I think they were called Tier II projects.
Just wondering.
I would not blame Cobb County either. This was an election year stunt pulled by the DOT most likely with the Obama administration pulling the strings. The "shovel ready" projects must be identified by October 1st which is less than 30 days from now. The funding would need to be accepted by Dec. 31.
In this day and age where any kind of transportation project requires extensive environmental impact studies and reviews by the local DOT this guarantees that the money will not go to any new projects. Instead the money will end up in already approved projects that may have run out of money, like perhaps the Atlanta belt line. Even that might be out of reach as it all depends on what the definition of shovel ready is.
I highly suspect this is all an attempt to put a few laid off construction workers on the job right around the election. That might goose the unemployment statistics until the money runs out in 2013. This is what you get when you have too many layers of government all working at cross purposes.
Don't blame Faye DiMassimo or Cobb DOT for this latest fiasco. They are working within the constraints of a highly dysfunctional system, featuring multiple layers of rules with contradictory purposes, all of it overseen by political hacks and cronies. Good luck getting anything resembling a functional government.
Whether they are "shovel ready" or not is another issue.
I guess what I was suggesting is that any SPLOST projects that are ready to go could be funded with federal dollars.
That would free up the Cobb generated SPLOST dollars for other voter approved SPLOST projects (Tier II).
You are correct. The system is dysfunctional, but I would suggest that DiMassimo and her DOT department are also dysfunctional.

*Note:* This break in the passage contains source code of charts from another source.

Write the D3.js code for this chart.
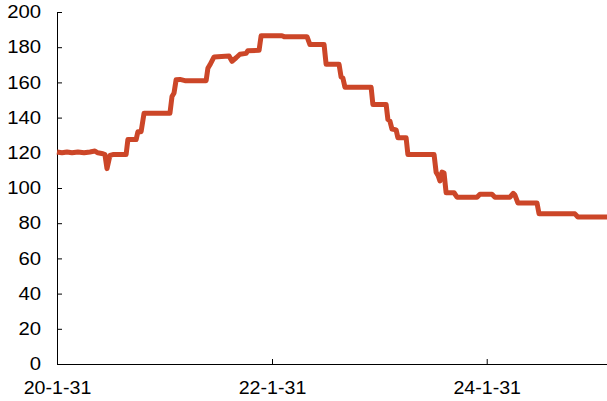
<!DOCTYPE html>
<meta charset="utf-8">
<head>
  <title>Step line</title>
</head>

<style>
body {
  margin: 0;
  background: #fff;
}
svg text {
  font-family: "Liberation Sans", Arial, sans-serif;
  font-size: 17.5px;
  fill: #000;
}
</style>

<body>
  <svg width="607" height="401"></svg>

  <script src="https://cdnjs.cloudflare.com/ajax/libs/d3/7.8.5/d3.min.js"></script>

  <script>
var dates = [
  '2020-01-31', '2020-02-17', '2020-03-05', '2020-03-22', '2020-04-11', '2020-05-02',
  '2020-05-22', '2020-06-08', '2020-06-18', '2020-07-05', '2020-07-12', '2020-07-19',
  '2020-07-29', '2020-08-08', '2020-09-22', '2020-09-28', '2020-10-26', '2020-11-01',
  '2020-11-12', '2020-11-22', '2021-02-18', '2021-02-25', '2021-03-04', '2021-03-11',
  '2021-03-24', '2021-04-10', '2021-06-21', '2021-06-27', '2021-07-04', '2021-07-18',
  '2021-09-07', '2021-09-17', '2021-10-01', '2021-10-14', '2021-11-04', '2021-11-10',
  '2021-12-18', '2021-12-25', '2022-03-06', '2022-03-13', '2022-05-30', '2022-06-09',
  '2022-07-27', '2022-08-03', '2022-09-16', '2022-09-23', '2022-09-29', '2022-10-06',
  '2023-01-03', '2023-01-09', '2023-02-23', '2023-03-01', '2023-03-08', '2023-03-15',
  '2023-03-29', '2023-04-04', '2023-05-02', '2023-05-08', '2023-08-05', '2023-08-12',
  '2023-08-19', '2023-08-25', '2023-09-01', '2023-09-08', '2023-09-15', '2023-10-12',
  '2023-10-22', '2023-12-29', '2024-01-08', '2024-02-18', '2024-02-28', '2024-04-19',
  '2024-04-30', '2024-05-06', '2024-05-16', '2024-07-20', '2024-07-27', '2024-11-26',
  '2024-12-06', '2025-03-15'
];

var values = [
  120.5, 120, 120.5, 120, 120.5, 120,
  120.5, 121, 120, 119.5, 119, 111,
  118.5, 119, 119, 127.5, 127.5, 132,
  132, 142.5, 142.5, 152, 154, 161.5,
  161.7, 161, 161, 168, 170, 174.5,
  175, 172, 174, 176, 176.5, 178,
  178.2, 186.5, 186.5, 186, 186, 181.5,
  181.5, 170.3, 170.3, 163, 162.5, 157.3,
  157.3, 147.5, 147.5, 139, 138, 133.5,
  133, 128.6, 128.6, 119, 119, 109,
  107, 104, 109, 108.5, 97.3, 97.3,
  94.8, 94.8, 96.5, 96.5, 94.8, 94.8,
  97, 96, 91.5, 91.5, 85.3, 85.3,
  83.5, 83.5
];

var yTicks = [0, 20, 40, 60, 80, 100, 120, 140, 160, 180, 200];
var xTickDates = ['2020-01-31', '2022-01-31', '2024-01-31'];
var xTickLabels = ['20-1-31', '22-1-31', '24-1-31'];
var xStart = '2020-01-31';
var xEnd = '2025-03-15';

var parse = d3.timeParse('%Y-%m-%d');

var svg = d3.select('svg');

var x = d3.scaleTime()
  .domain([parse(xStart), parse(xEnd)])
  .range([57, 607]);

var y = d3.scaleLinear()
  .domain([0, 200])
  .range([364, 12]);

var points = dates.map(function(d, i) {
  return {date: parse(d), value: values[i]};
});

// stretch labels a bit wider, like the original export
function widen(sel, k) {
  sel.each(function() {
    var w = this.getComputedTextLength();
    d3.select(this)
      .attr('textLength', w * k)
      .attr('lengthAdjust', 'spacingAndGlyphs');
  });
}

// y axis
var yAxis = d3.axisLeft(y)
  .tickValues(yTicks)
  .tickSizeInner(-5)
  .tickSizeOuter(0)
  .tickPadding(16)
  .tickFormat(d3.format('d'));

var gy = svg.append('g')
  .attr('transform', 'translate(57,0)')
  .call(yAxis);

// x axis
var xAxis = d3.axisBottom(x)
  .tickValues(xTickDates.map(parse))
  .tickSizeInner(-5)
  .tickSizeOuter(0)
  .tickPadding(17.5)
  .tickFormat(function(d, i) { return xTickLabels[i]; });

var gx = svg.append('g')
  .attr('transform', 'translate(0,364)')
  .call(xAxis);

[gx, gy].forEach(function(g) {
  g.attr('font-family', null).attr('font-size', null);
  g.selectAll('path, line').attr('stroke', '#000');
});

widen(gy.selectAll('text'), 1.16);
widen(gx.selectAll('text'), 1.12);

// Line
var line = d3.line()
  .x(function(d) { return x(d.date); })
  .y(function(d) { return y(d.value); });

svg.append('path')
  .datum(points)
  .attr('d', line)
  .attr('fill', 'none')
  .attr('stroke', '#CC4628')
  .attr('stroke-width', 5)
  .attr('stroke-linejoin', 'round');
  </script>
</body>
</html>
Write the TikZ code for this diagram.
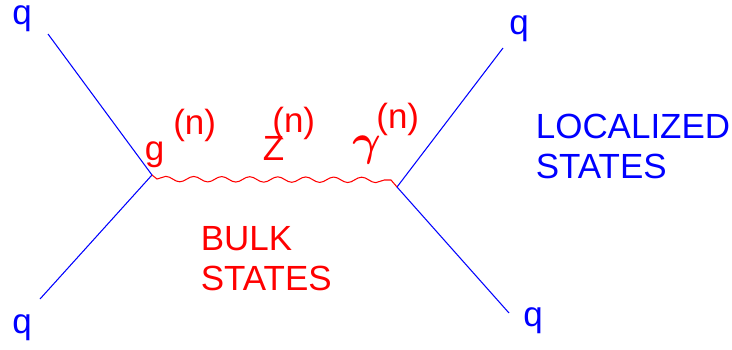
\documentclass[tikz,border=0pt]{standalone}
\usepackage{fontspec}
\setmainfont{Liberation Sans}
\usetikzlibrary{positioning,decorations.pathmorphing}
\definecolor{quark}{RGB}{0,0,255}
\definecolor{kkmode}{RGB}{255,0,0}

\begin{document}
\begin{tikzpicture}[x=0.02cm, y=-0.02cm,
  lbl/.style={inner sep=0pt, anchor=base west, align=left,
    font=\fontsize{19.9}{22.7}\selectfont},
  qlbl/.style={lbl, text=quark},
  kklbl/.style={lbl, text=kkmode},
  leg/.style={quark, line width=0.6pt},
  prop/.style={kkmode, line width=0.6pt,
    decoration={snake, amplitude=0.054cm, segment length=0.56cm}}]

\useasboundingbox (0,0) rectangle (732,349);

% vertices and the free ends of the quark lines
\coordinate (vl) at (152,175);
\coordinate (vr) at (397,187);
\coordinate (w1) at (157,179);
\coordinate (w2) at (391,180);
\coordinate (qa) at (48,34);
\coordinate (qb) at (40,299);
\coordinate (qc) at (503,48);
\coordinate (qd) at (509,313);

\draw[leg] (qa) -- (vl) -- (qb);
\draw[leg] (qc) -- (vr) -- (qd);
\draw[prop] (vl) -- (w1) decorate {-- (w2)} -- (vr);

% quark labels
\node[qlbl] (q1) at (12,24) {q};
\node[qlbl] (q2) at (12,333) {q};
\node[qlbl] (q3) at (509,34) {q};
\node[qlbl] (q4) at (523,326) {q};
\node[qlbl] (loc) at (535.5,178) {LOCALIZED\\STATES};

% exchanged KK modes
\node[kklbl] (g) at (144.5,160) {g};
\node[kklbl] (gn) at (173,134) {(n)};
\node[kklbl] (z) at (262.5,160) {Z};
\node[kklbl] (zn) at (272,132) {(n)};
\node[kklbl, font=\fontsize{23}{26}\selectfont\boldmath] (ga) at (352,155) {$\gamma$};
\node[kklbl] (gan) at (376,128) {(n)};
\node[kklbl] (bulk) at (200.5,290) {BULK\\STATES};
\end{tikzpicture}
\end{document}
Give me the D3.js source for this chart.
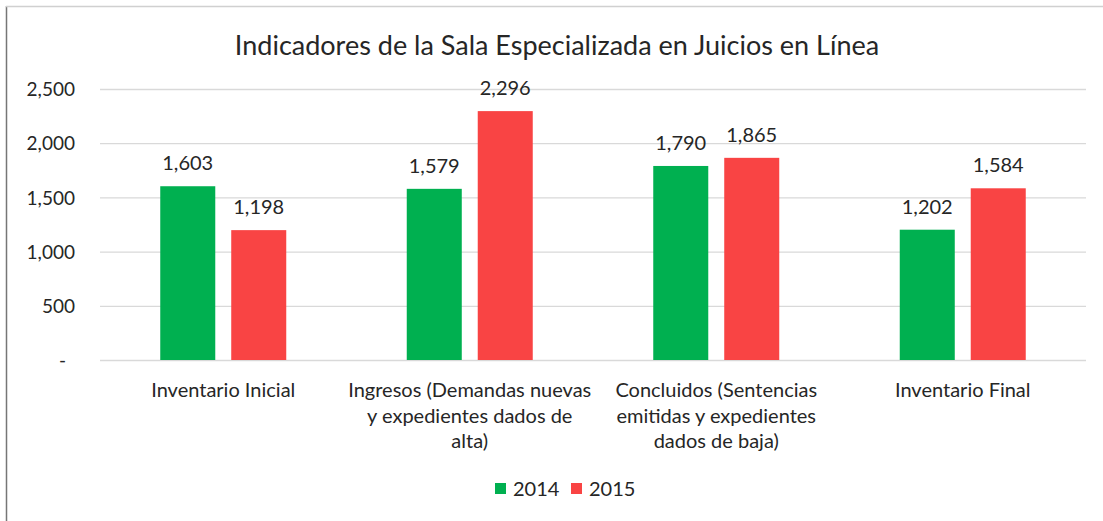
<!DOCTYPE html>
<html><head><meta charset="utf-8">
<script src="https://cdn.jsdelivr.net/npm/d3@7"></script>
<style>
body{margin:0;background:#fff;}
text{font-family:Lato,"Open Sans",sans-serif;fill:#262626;}
</style></head>
<body><svg id="c" width="1103" height="521"></svg>
<script>
const categories = [
  ["Inventario Inicial"],
  ["Ingresos (Demandas nuevas","y expedientes dados de","alta)"],
  ["Concluidos (Sentencias","emitidas y expedientes","dados de baja)"],
  ["Inventario Final"]
];
const seriesNames = ["2014","2015"];
const values2014 = [1603,1579,1790,1202];
const values2015 = [1198,2296,1865,1584];
const yTicks = [0,500,1000,1500,2000,2500];
const title = "Indicadores de la Sala Especializada en Juicios en Línea";
const colors = ["#00b050","#f94444"];

const svg = d3.select("#c");
const W=1103,H=521;
const m={l:100,r:17,t:89,b:161};
const x0 = d3.scaleBand().domain(d3.range(categories.length)).range([m.l,W-m.r]).paddingInner(0).paddingOuter(0);
const bw = x0.bandwidth();
const x1 = d3.scaleBand().domain(seriesNames).range([bw/2-63,bw/2+63]).paddingInner(0.225).paddingOuter(0);
const y = d3.scaleLinear().domain([0,2500]).range([H-m.b,m.t]);
const fmt = d3.format(",");

// frame
svg.append("line").attr("x1",6.5).attr("x2",6.5).attr("y1",6).attr("y2",H).attr("stroke","#767676").attr("stroke-width",1.5);
svg.append("line").attr("x1",6).attr("x2",W).attr("y1",6.5).attr("y2",6.5).attr("stroke","#d0d0d0").attr("stroke-width",1.5);

// title
svg.append("text").attr("x",557).attr("y",55).attr("text-anchor","middle").style("font-size","27px").text(title);

// grid
const yAxis = d3.axisLeft(y).tickValues(yTicks).tickSize(-(W-m.l-m.r)).tickFormat(d=>d===0?"-":fmt(d));
const ga = svg.append("g").attr("transform",`translate(${m.l},0)`).call(yAxis);
ga.select(".domain").remove();
ga.selectAll(".tick line").attr("stroke","#d9d9d9").attr("stroke-width",1.3);
ga.selectAll(".tick text").style("font-size","19px").attr("fill","#262626").attr("dy","0.35em").attr("x",-25).attr("text-anchor","end");
ga.selectAll(".tick text").filter(d=>d===0).attr("x",-34);

const data = categories.map((c,i)=>({i, vals:[values2014[i],values2015[i]]}));
const g = svg.append("g");
const groups = g.selectAll("g").data(data).join("g").attr("transform",d=>`translate(${x0(d.i)},0)`);
groups.selectAll("rect").data(d=>d.vals.map((v,j)=>({v,s:seriesNames[j],j}))).join("rect")
  .attr("x",d=>x1(d.s)).attr("width",x1.bandwidth())
  .attr("y",d=>y(d.v)).attr("height",d=>y(0)-y(d.v)).attr("fill",d=>colors[d.j]);
groups.selectAll("text.lbl").data(d=>d.vals.map((v,j)=>({v,s:seriesNames[j],j}))).join("text").attr("class","lbl")
  .attr("x",d=>x1(d.s)+x1.bandwidth()/2).attr("y",d=>y(d.v)-16).attr("text-anchor","middle").style("font-size","20px").text(d=>fmt(d.v));

// category labels
const xl = svg.append("g");
categories.forEach((lines,i)=>{
  const t = xl.append("text").attr("x",x0(i)+x0.bandwidth()/2).attr("y",397).attr("text-anchor","middle").style("font-size","20px");
  lines.forEach((ln,k)=>t.append("tspan").attr("x",x0(i)+x0.bandwidth()/2).attr("dy",k===0?0:25.5).text(ln));
});

// legend
const lg = svg.append("g");
seriesNames.forEach((s,j)=>{
  const lx = [495,571][j];
  lg.append("rect").attr("x",lx).attr("y",483).attr("width",11).attr("height",11).attr("fill",colors[j]);
  lg.append("text").attr("x",lx+18).attr("y",496).style("font-size","20px").text(s);
});
</script></body></html>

The value that someone like DiMassimo should bring to the table for Cobb County is a way to get things accomplished regardless of the dysfunctional nature of the system.
She obviously does not know how to do that. So when money shows up unexpectedly she and Cobb County are caught flat footed with no where to turn.
Instead of wasting money on useless Alternative Analysis studies for a light rail system that will never be reailized in our lifetime, she could have used that money and staff time to prepare plans for realistic projects and had them ready to go.
If she had then Cobb would have been prepared for this federal windfall.
As it is, we are screwed.
There is NOTHING ready that needs funding??
Traffic in Cobb is at a CRAWL!!
I bet 11 million could have redesigned and fixed the really stupid exit ramp from 295 onto Cobb Parkway.
It is IMPOSSIBLE to get into the left turn lanes to Spring Road towards Smyrna!
This ramp was haphazardly built when Cumberland Mall was built- I believe in 1078. It's been ignored by the DOT.
Its the worst traffic tangle around the Galleria/Cumberland mall area.
At this moment,.. the only work you see being done there, is more stamped concrete by the CID, in the existing median. they aren't addressing the traffic WHATSOEVER!!
It's a joke really- makes Cobb welcome matt look like a bunch o hillbillies here- that about sums it up!!
Of course the money will end up going to the most wasteful projects in the country, probably high speed rail "studies" or bridges to nowhere.